Questions Regarding the Word Mudra: A Preliminary Survey of Gestures on Indian Icons and their Designation

Fig. 13: Śiva as Lord of Dance (Natarāja)
11th century
India: Tamil Nadu
Bronze
32 ¾ x 24 x 11 ½ in (83.2 x 61.0 x 29.2 cm).

Norton Simon Art Foundation.

His left front arm is thrown across the front of his body in gaja hasta, like the trunk of an elephant. This dancing figure accompanies himself with ankle-bells and a small drum in his back right hand. His front right hand, with its thumb separated, forms the classic dance gesture half-moon hand, ardha-candra hasta. Note well, the crescent moon in his headdress.
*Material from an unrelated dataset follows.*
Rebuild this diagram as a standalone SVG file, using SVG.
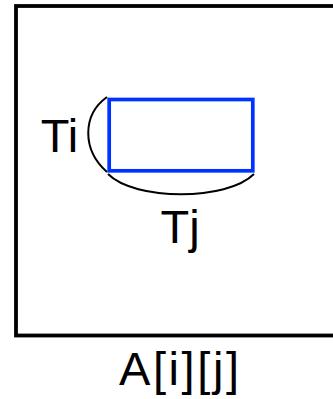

Coomaraswamy, in The Mirror of Gesture, reproduces, Plate VII, a detail of a hand on a similar sculpture with the caption "r.h. ardha-candra making abhaya mudrā;" and his Plate I is a photograph of a similar Shiva in the Madras Musum, captioned simply "second right hand in abhaya mudrā." On all these sculptures, the front right hand is in nearly the same pose as the photograph in Coomaraswmy's Plate XV showing an unnamed female dancer demonstrating, his caption says, "both hands ardha-candra, for pataka," whatever that is supposed to mean; the thumb is extended so it is not pataka. See my figure 6 (of Coomaraswamy's plate X, corrected) for the difference between ardha-candra and pataka. Even more, Coomaraswamy's very own book tells us, page 29, as I have quoted in Part 4, that "ardha-candra (half-moon) hand originates from the desire of Śiva for ornaments, of which the moon is one." In spite of all this, Coomaraswamy offers us "abhaya mudrā."